Diagnose With a Distance Distribution Plot

from sklearn.neighbors import NearestNeighbors
import matplotlib.pyplot as plt

nn = NearestNeighbors(n_neighbors=5)
nn.fit(X_train)
distances, _ = nn.kneighbors(X_test)

plt.hist(distances[:, -1], bins=50)  # Distance to 5th nearest neighbor
plt.xlabel('Distance to 5th neighbor')
plt.title('Neighbor distance distribution')

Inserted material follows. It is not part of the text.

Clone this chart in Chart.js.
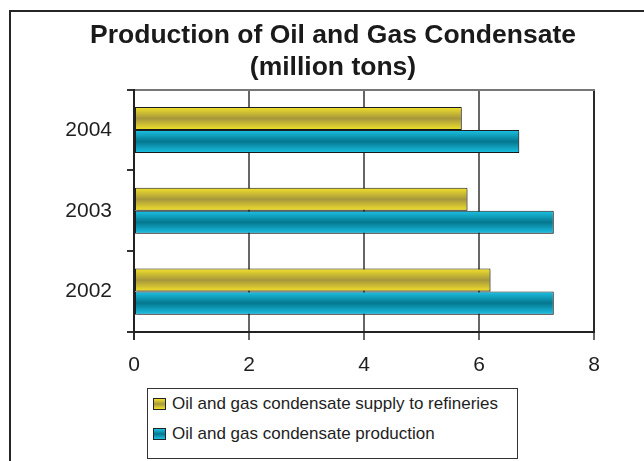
<!DOCTYPE html>
<html>
<head>
<meta charset="utf-8">
<script src="https://cdn.jsdelivr.net/npm/chart.js@4.4.1/dist/chart.umd.min.js"></script>
<style>
  html, body { margin: 0; padding: 0; background: #fff; overflow: hidden; }
  body { width: 644px; height: 461px; position: relative; font-family: Arial, "Liberation Sans", sans-serif; }
  #frame { position: absolute; left: 9px; top: 10px; width: 700px; height: 500px; border-left: 2px solid #262626; border-top: 2px solid #262626; }
  #chart { position: absolute; left: 0; top: 0; }
  #legend { position: absolute; left: 147px; top: 388px; width: 371px; height: 71px; box-sizing: border-box; border: 1.5px solid #333; background: #fff; }
  .item { position: absolute; left: 5px; height: 20px; display: flex; align-items: center; font-size: 17px; color: #1e1e1e; white-space: nowrap; }
  .swatch { width: 13px; height: 12px; box-sizing: border-box; border: 1px solid #222; margin-right: 6px; }
</style>
</head>
<body>
<div id="frame"></div>
<canvas id="chart" width="644" height="461"></canvas>
<div id="legend"></div>
<script>
// data, top to bottom as in the picture
var years = ['2004', '2003', '2002'];
var supplyToRefineries = [5.7, 5.8, 6.2];
var condensateProduction = [6.7, 7.3, 7.3];
var xTicks = [0, 2, 4, 6, 8];

var seriesNames = ['Oil and gas condensate supply to refineries', 'Oil and gas condensate production'];
// edge colour, middle colour (cylinder look)
var yellowShade = ['#f3e22a', '#a6973c'];
var cyanShade = ['#1cc3e6', '#05778f'];

// paints each bar with a vertical gradient using the bar's own position
var barShading = {
  id: 'barShading',
  beforeDatasetsDraw: function (chart) {
    var ctx = chart.ctx;
    chart.data.datasets.forEach(function (ds, i) {
      chart.getDatasetMeta(i).data.forEach(function (bar) {
        var top = bar.y - bar.height / 2,
          bottom = bar.y + bar.height / 2;
        var g = ctx.createLinearGradient(0, top, 0, bottom);
        g.addColorStop(0, ds.shade[0]);
        g.addColorStop(0.5, ds.shade[1]);
        g.addColorStop(1, ds.shade[0]);
        bar.options = Object.assign({}, bar.options, { backgroundColor: g });
      });
    });
    ctx.save();
    ctx.shadowColor = 'rgba(0,0,0,0.22)';
    ctx.shadowOffsetX = 2;
    ctx.shadowOffsetY = 2;
  },
  afterDatasetsDraw: function (chart) {
    chart.ctx.restore();
  }
};

var ctx = document.getElementById('chart').getContext('2d');
var chart = new Chart(ctx, {
  type: 'bar',
  data: {
    labels: years,
    datasets: [{
      label: seriesNames[0],
      data: supplyToRefineries,
      shade: yellowShade,
      backgroundColor: yellowShade[0],
      borderColor: '#1e1e1e',
      borderWidth: 1,
      borderSkipped: false,
      categoryPercentage: 0.57,
      barPercentage: 1.0
    }, {
      label: seriesNames[1],
      data: condensateProduction,
      shade: cyanShade,
      backgroundColor: cyanShade[0],
      borderColor: '#1e1e1e',
      borderWidth: 1,
      borderSkipped: false,
      categoryPercentage: 0.57,
      barPercentage: 1.0
    }]
  },
  options: {
    indexAxis: 'y',
    responsive: false,
    animation: false,
    devicePixelRatio: 1,
    layout: { padding: { left: 22, right: 0, top: 0, bottom: 79 } },
    plugins: {
      legend: { display: false },
      tooltip: { enabled: false },
      title: {
        display: true,
        text: ['Production of Oil and Gas Condensate', '(million tons)'],
        color: '#1a1a1a',
        font: { family: 'Arial', size: 26.5, weight: 'bold', lineHeight: 1.2 },
        padding: { top: 20, bottom: 6 }
      }
    },
    scales: {
      x: {
        type: 'linear',
        position: 'bottom',
        min: 0,
        max: 8,
        afterBuildTicks: function (scale) {
          scale.ticks = xTicks.map(function (v) { return { value: v }; });
        },
        afterFit: function (scale) { scale.height = 50; },
        grid: {
          color: function (c) { return c.tick && c.tick.value === 8 ? '#2a2a2a' : '#666'; },
          tickColor: function (c) { return c.tick && c.tick.value === 0 ? '#2a2a2a' : '#666'; },
          lineWidth: 2,
          tickLength: 8
        },
        border: { color: '#222', width: 2 },
        ticks: { color: '#1e1e1e', padding: 13, font: { family: 'Arial', size: 21 } }
      },
      x2: {
        type: 'linear',
        position: 'top',
        min: 0,
        max: 8,
        afterFit: function (scale) { scale.height = 0; },
        ticks: { display: false },
        grid: { drawOnChartArea: false, drawTicks: false, color: 'rgba(0,0,0,0)' },
        border: { color: '#777', width: 2 }
      },
      y: {
        type: 'category',
        position: 'left',
        afterFit: function (scale) { scale.width = 112; },
        grid: { offset: true, drawOnChartArea: false, tickLength: 7, color: '#333', lineWidth: 2 },
        border: { color: '#222', width: 2 },
        ticks: { color: '#1e1e1e', padding: 15, font: { family: 'Arial', size: 21 } }
      },
      y2: {
        type: 'linear',
        position: 'right',
        afterFit: function (scale) { scale.width = 50; },
        ticks: { display: false },
        grid: { display: false },
        border: { display: false }
      }
    }
  },
  plugins: [barShading]
});

// legend box below the plot, built from the chart's datasets
var legendBox = document.getElementById('legend');
chart.data.datasets.forEach(function (ds, i) {
  var item = document.createElement('div');
  item.className = 'item';
  item.style.top = (5 + i * 30) + 'px';
  var sw = document.createElement('span');
  sw.className = 'swatch';
  sw.style.background = 'linear-gradient(to bottom, ' + ds.shade[0] + ', ' + ds.shade[1] + ' 50%, ' + ds.shade[0] + ')';
  item.appendChild(sw);
  item.appendChild(document.createTextNode(ds.label));
  legendBox.appendChild(item);
});
</script>
</body>
</html>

If this distribution is very broad (distances range from 0.1 to 100), your features are on different scales or many are irrelevant — scale and reduce before kNN.

15. When to Use It

Use kNN when:

Dataset is small to medium (m < ~100,000 without ANN structures)
Low to moderate dimensionality (p < ~20, or after dimensionality reduction)
No time to train — you need predictions immediately from new data
Data arrives as a stream — online learning is trivial
Decision boundary is highly irregular and no parametric form fits
Multi-class Classification with many classes (voting scales naturally)
Recommendation systems — user-item similarity is the natural metric
Anomaly detection — outliers have few, distant neighbors
You want a fast, non-parametric baseline with zero assumptions
Domain has a natural distance (geospatial, genomic, image features)

Do NOT use kNN when:

Dimensionality is high (p > 20) without aggressive feature selection or reduction
Dataset is large (m > 100,000) without ANN infrastructure
Fast prediction is required in a latency-sensitive production system
Interpretability is required — kNN gives no explanations
Features are categorical and numerous — distance on mixed types is tricky
Calibrated probabilities are needed for risk estimation
Class imbalance is severe — majority voting will fail the minority class

Summary

┌────────────────────────────────────────────────────────────────────┐
│                    kNN AT A GLANCE                                 │
├────────────────────────────────────────────────────────────────────┤
│  CORE IDEA      Find k most similar training points → vote         │
│  TRAINING       O(1) — store the data, nothing else               │
│  PREDICTION     O(m·p) brute force, O(log m) with KD/Ball tree    │
│  DECISION       Majority class (or weighted vote) of k neighbors   │
│  GEOMETRY       Voronoi diagram (k=1) → smooth blending (k>1)     │
│  STRENGTH       Non-parametric, online learning, multiclass        │
│  WEAKNESS       Slow at scale, curse of dimensionality, no interp │
│  KEY HYPERP.    k, distance metric, weighting scheme              │
│  MUST DO        Always scale features. Always.                     │
│  BEST FOR       Low-dim dense data, streaming, anomaly detection   │
└────────────────────────────────────────────────────────────────────┘

kNN is the purest expression of a philosophical position in machine learning: don't generalize, just remember. No abstraction, no compression, no model — just the raw data, sitting in memory, waiting to answer by analogy. This makes it uniquely fragile in high dimensions and uniquely powerful in dense, low-dimensional spaces. It is the algorithm that powers recommendation systems, vector search, and anomaly detection at scale — not as a toy, but as infrastructure. Master kNN and you master the concept of similarity itself, which turns out to be the foundation of far more of machine learning than it first appears.